Disk full: how to recover

Topic: Servers linux

Summary

Recover when the root or critical partition is full: free space quickly by clearing logs and caches, find and remove or move large files, then fix rotation and monitoring so it does not recur. Use this when the system is read-only or services fail with no space.

Intent: Troubleshooting

Quick answer

  • Free space immediately: journalctl --vacuum-size=50M; delete /var/log/*.gz; truncate large log (echo > file); apt clean or dnf clean all; remove old kernels if safe.
  • Find what filled disk: du -x / 2>/dev/null | sort -n | tail -20; or ncdu; fix or move the source (log rotation, app writing to wrong path).
  • If root is read-only: free enough space so writes work again; then fix fstab or fsck if the filesystem went read-only due to errors.

Prerequisites

Steps

  1. Free space immediately

    sudo journalctl --vacuum-size=50M; sudo find /var/log -name '*.gz' -delete; sudo truncate -s 0 /var/log/huge.log; sudo apt clean; check df -h.

  2. Identify largest consumers

    du -x / 2>/dev/null | sort -n | tail -30; find / -xdev -type f -size +100M 2>/dev/null; stop or limit the process writing (e.g. app, cron).

  3. Remove or relocate

    Move large files to another disk or archive and delete; fix logrotate or journald config; add disk or expand volume if growth is expected.

  4. Prevent recurrence

    Configure rotation and journald limits; alert when usage > 85%; document what was removed and the new limits.

Summary

You will recover from a full disk by freeing space quickly, finding what filled it, and fixing rotation and monitoring.
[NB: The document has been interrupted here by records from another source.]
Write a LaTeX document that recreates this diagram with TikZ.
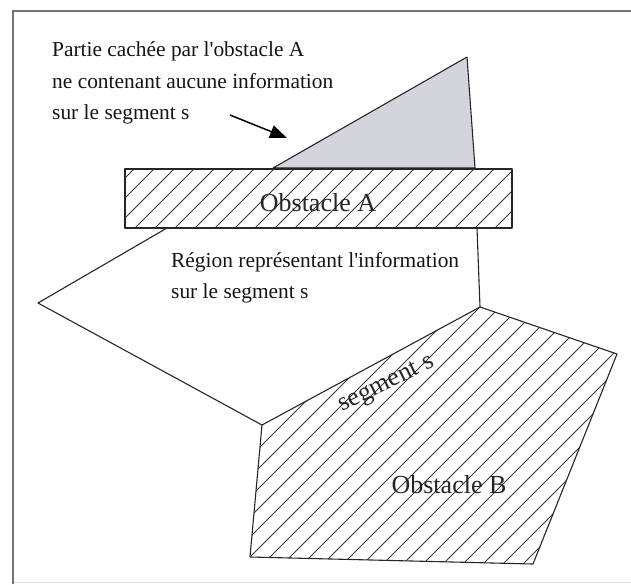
\documentclass[tikz,border=0pt]{standalone}
\usepackage{fontspec}
\setmainfont{Liberation Serif}[Ligatures=TeXOff]
\usetikzlibrary{arrows.meta}
\definecolor{hidden}{RGB}{212,212,221}
\begin{document}
\begin{tikzpicture}[x=1pt,y=-1pt,
  outline/.style={draw=black!85, line width=1.1pt, line join=round},
  hatchline/.style={draw=black!78, line width=0.75pt},
  note/.style={font=\fontsize{21.4}{25}\selectfont, anchor=base west, inner sep=0pt, text=black!92},
  biglabel/.style={font=\fontsize{26}{30}\selectfont, anchor=base, inner sep=0pt, text=black!85},
  framebox/.style={draw=black!55, line width=1.3pt},
]
\useasboundingbox (0,0) rectangle (631,584);
% frame (cropped)
\draw[black!12, line width=0.8pt] (13,582) -- (631,582);
\draw[framebox] (13,584) -- (13,11) -- (631,11);

% hidden part (grey triangle)
\draw[outline, fill=hidden] (273,168) -- (467,57) -- (475,168) -- cycle;

% Obstacle A hatch
\begin{scope}
  \clip (125,169) rectangle (512,228);
  \foreach \k in {-2,...,24} \draw[hatchline] (\k*20+3,300) -- ++(300,-300);
\end{scope}
\draw[outline] (125,169) rectangle (512,228);

% Obstacle B hatch
\begin{scope}
  \clip (480,307) -- (617,354) -- (533,564) -- (250,557) -- (262,425) -- cycle;
  \foreach \k in {-10,...,26} \draw[hatchline] (\k*20+7,700) -- ++(700,-700);
\end{scope}
\draw[outline] (480,307) -- (617,354) -- (533,564) -- (250,557) -- (262,425) -- cycle;

% region representing the information
\draw[outline] (167,228) -- (38,303) -- (262,425);
\draw[outline] (477,228) -- (480,307);

% texts
\node[note] (t1) at (52,56) {Partie cachée par l'obstacle A};
\node[note] (t2) at (52,88) {ne contenant aucune information};
\node[note] (t3) at (52,119) {sur le segment s};
\node[note] (r1) at (171,267) {Région représentant l'information};
\node[note] (r2) at (171,298) {sur le segment s};
\node[biglabel] (oa) at (318,211) {Obstacle A};
\node[biglabel] (ob) at (449,493) {Obstacle B};
\node[biglabel, rotate=26] (ss) at (389,389) {segment s};

% arrow
\coordinate (arrS) at (230,115);
\coordinate (arrE) at (287,138);
\draw[black, line width=1.5pt, -{Triangle[length=17pt,width=13pt]}] (arrS) -- (arrE);
\end{tikzpicture}
\end{document}
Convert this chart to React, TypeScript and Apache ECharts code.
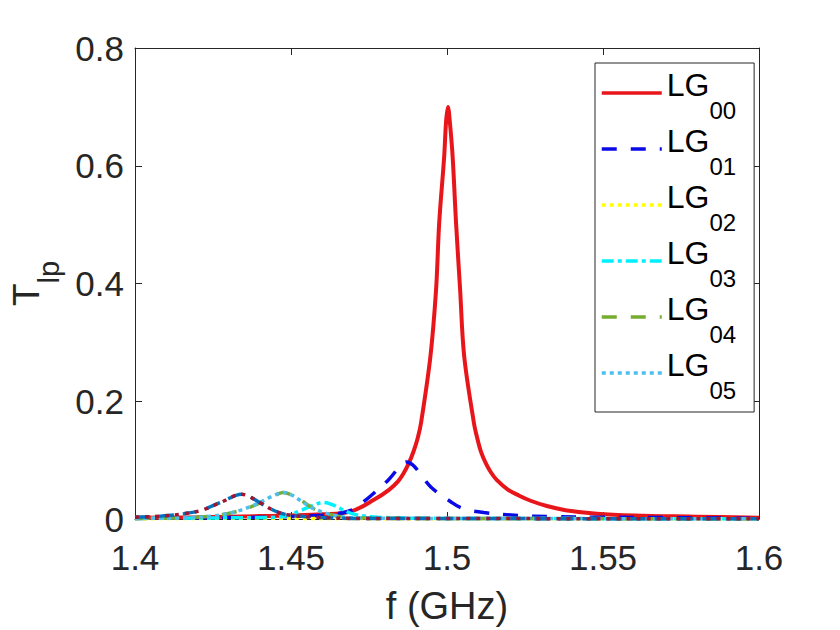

Use this when the system is unresponsive or reports “no space left on device.”

Prerequisites

  • Root or console access; ability to delete or truncate files and restart services.

Steps

Step 1: Free space immediately

sudo journalctl --vacuum-size=50M
sudo find /var/log -name "*.gz" -delete
sudo truncate -s 0 /var/log/problem.log
sudo apt clean
df -h

Step 2: Identify largest consumers

sudo du -x / 2>/dev/null | sort -n | tail -30
sudo find / -xdev -type f -size +100M -exec ls -lh {} \;

Step 3: Remove or relocate

  • Delete or archive old data; fix the app or cron that wrote too much; configure logrotate and journald.

Step 4: Prevent recurrence

  • Set SystemMaxUse in journald; add logrotate config; monitor disk and alert; expand storage if needed.

Verification

  • df shows free space; services run; writes succeed; rotation and limits are in place.

Troubleshooting

Read-only filesystem — Free space from another session or boot single-user; if the fs went ro due to errors, run fsck and fix fstab; see read-only recovery guide.

Cannot delete file (device busy) — Process has it open; stop the process or restart the service; or truncate the file instead of delete.